TUI reports rise in summer bookings, Coca-Cola HBC posts solid 2022 results
London open
The FTSE 100 is expected to open nine points higher on Tuesday, having closed up 0.83% on Monday at 7,947.60.
Stocks to watch
Holiday operator TUI said summer bookings were up 20% and reported a narrowing of first-quarter losses as travel continued to rebound from the effects of the Covid pandemic. The company on Tuesday reported an underlying operating loss of €153.0m compared with a loss of €273.6m with “encouraging” booking momentum across both winter and summer seasons.
Coca-Cola HBC, a bottling partner of the US-based Coca-Cola Company, reported strong results for 2022 on Tuesday, with organic revenue up 14.2%. Excluding Russia and Ukraine, organic revenue was ahead 22.7%. The firm said its comparable EBIT increased by 11.9% to €929.7m (£821.89m) with organic EBIT up 1.3%, while full-year free cash flow increased by €43.8m to €645.1m. It announced a 9.9% increase in its ordinary dividend, to 78 euro cents per share.
Plus500 posted a 16% jump in full-year revenues to $832.6m, for a 17% increase in earnings before interest, taxes, depreciation and amortisation to $453m, as its operating profit margin widened from 54% to 55%. In turn, the fintech group reported a 24% rise in its cash on hand at period end to reach $930.2m.
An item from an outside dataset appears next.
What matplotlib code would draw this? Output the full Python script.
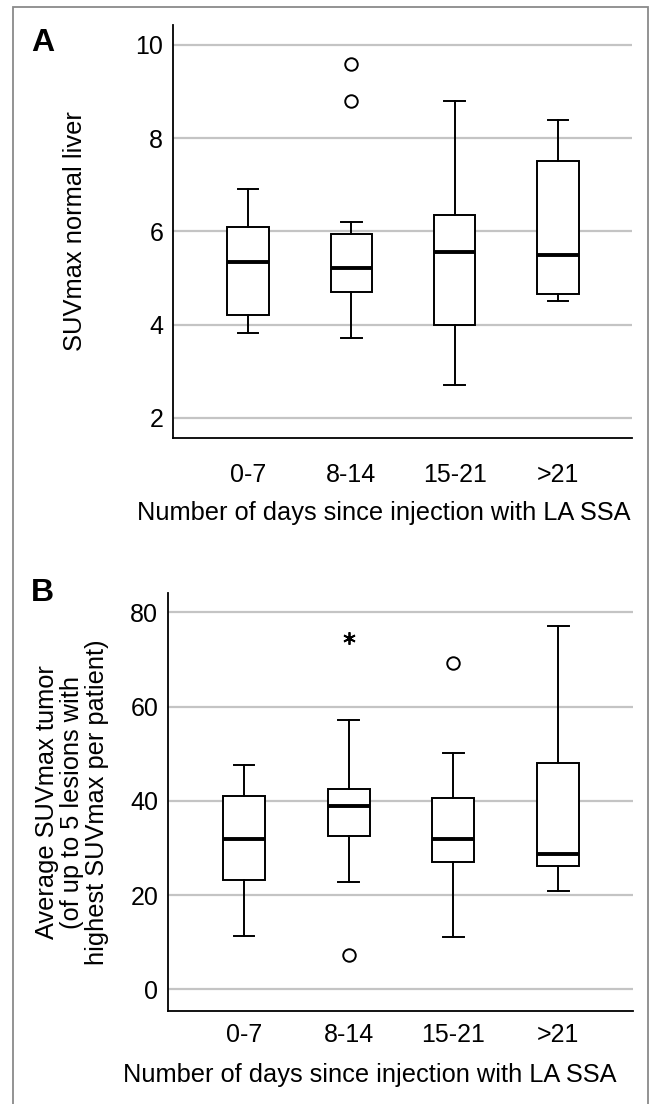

Among its performance highlights were record annual revenues per user and a near doubling in the size of the average deposit per active customer to roughly $8,000.
Newspaper round-up
The US telecoms group chaired by “cable cowboy” John Malone has snapped up a stake in Vodafone in a bet on the UK company’s revival – but has ruled out making a takeover bid. Liberty Global, which is an investor in ITV and Virgin Media O2, told investors on Monday it had acquired a 4.92% stake in Vodafone, saying it believed the shares were undervalued. – Guardian
Hydrogen is to be pumped into Britain's main gas pipeline by 2025 as part of a scramble to ditch fossil fuels and move to net zero. Between 2pc and 5pc of the fuel flowing through the country's transmission network will be hydrogen in two years under plans drawn up by National Gas, which owns the pipelines. – Telegraph
Toyota is to accelerate its shift to electric vehicles as the world’s biggest carmaker unveiled plans to launch a new battery-powered flagship model. Koji Sato, chief executive of Toyota, said “the timing is right” to invest in new manufacturing methods to make electric vehicles in the latest sign the manufacturer is backing away from its hydrogen ambitions. – Telegraph
The number of directors banned for abusing pandemic support schemes has more than doubled in the current financial year compared with the whole of the previous 12 months. Official figures from the government’s Insolvency Service show that in the ten months from April last year to January, 312 director disqualifications were linked to misuse of Covid-19 financial programmes, such as the £47 billion bounce back loan scheme. – The Times
Arm is recruiting more people in the UK than in any other part of the world, bucking the trend of layoffs in the technology sector and a sign of the company’s commitment to its global headquarters in Cambridge. The microchip designer is looking for 500 new employees and 350 of those roles are in its Cambridge, Manchester, Warwick and Sheffield locations. The jobs, from graduate level to more senior hires, include software and hardware engineers, safety engineers, analysts and apprentices. Founded in Cambridge, Arm is owned by SoftBank, the Japanese investment group. It creates the blueprint for microchips in products such as Apple’s iPhones, customers pay an upfront licence fee for the design and an additional royalty every time a chip is created from it. – The Times
US close
Wall Street stocks were higher at the opening bell on Monday as both the S&P 500 and Nasdaq Composite strained to recover from their worst weekly showing since late last year.
At the close, the Dow Jones Industrial Average was up 1.11% at 34,245.93, while the S&P 500 advanced 1.14% to 4,137.29 and the Nasdaq Composite crossed the line 1.48% firmer at 11,891.79.
The Dow closed 376.66 points higher on Monday, extending the gains it recorded on Friday when major indices wrapped up a volatile week with a mixed performance.
Market participants were looking ahead to Tuesday's consumer price index, with traders hoping to gain some kind of insight into the pace of inflation and to figure just what the Federal Reserve could do next in order to combat it.
On the macro front, Federal Reserve banker Michelle Bowman said the central bank would need to continue hiking and raise interest rates in order to get them to a level high enough to bring inflation back down to its target rate.